I'm always worried that my tegu will find somewhere to sleep where I won't be able to get her out of. Do yours do that?


----------



## thatoneguy (Oct 22, 2015)

Jessicak said:


> I'm always worried that my tegu will find somewhere to sleep where I won't be able to get her out of. Do yours do that?



Yeah big worry of mine too. I've tegu proofed my reptile room to a certain degree but I still watch him closely. Also when we are chilling on the couch I'm worried he will disappear in the cushions. 

Eventually he will be big enough where it won't be a concern


----------



## Jessicak (Oct 22, 2015)

MINE DID THAT LAST NIGHT. 
He got into the couch and I almost cried


----------



## thatoneguy (Oct 22, 2015)

I can't wait until he is big enough I can let him roam stress free


----------



## Vastra (Oct 23, 2015)

Our Strax climbs EVERYTHING! Some days he just lays around, others, he is digging and climbing and checking things out. He isn't bashful at all. lol. I swear he is a velocoraptor......


----------



## thatoneguy (Oct 23, 2015)

Vastra said:


> Our Strax climbs EVERYTHING! Some days he just lays around, others, he is digging and climbing and checking things out. He isn't bashful at all. lol. I swear he is a velocoraptor......

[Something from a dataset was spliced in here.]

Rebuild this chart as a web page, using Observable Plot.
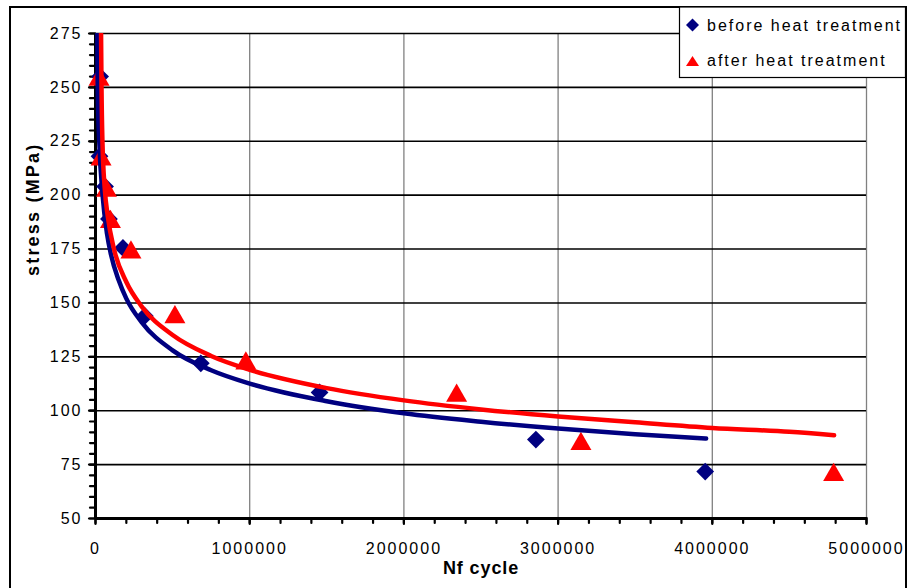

That pretty much described my tegu too


----------



## Vastra (Oct 23, 2015)

How old is your Tegu? We don't really know much about Strax other than he (or possibly she not sure lol) was from last years clutch and for some reason no one picked him. So we got him older and he was very under weight and kinda mean. This is our first tegu so it is nice to know that our little attempted escape artist is just doing what other tegus do.


----------



## thatoneguy (Oct 23, 2015)

He is about 5 months old and some days he is super lazy and other days he did and climbs like crazy causing s mess in his cage


----------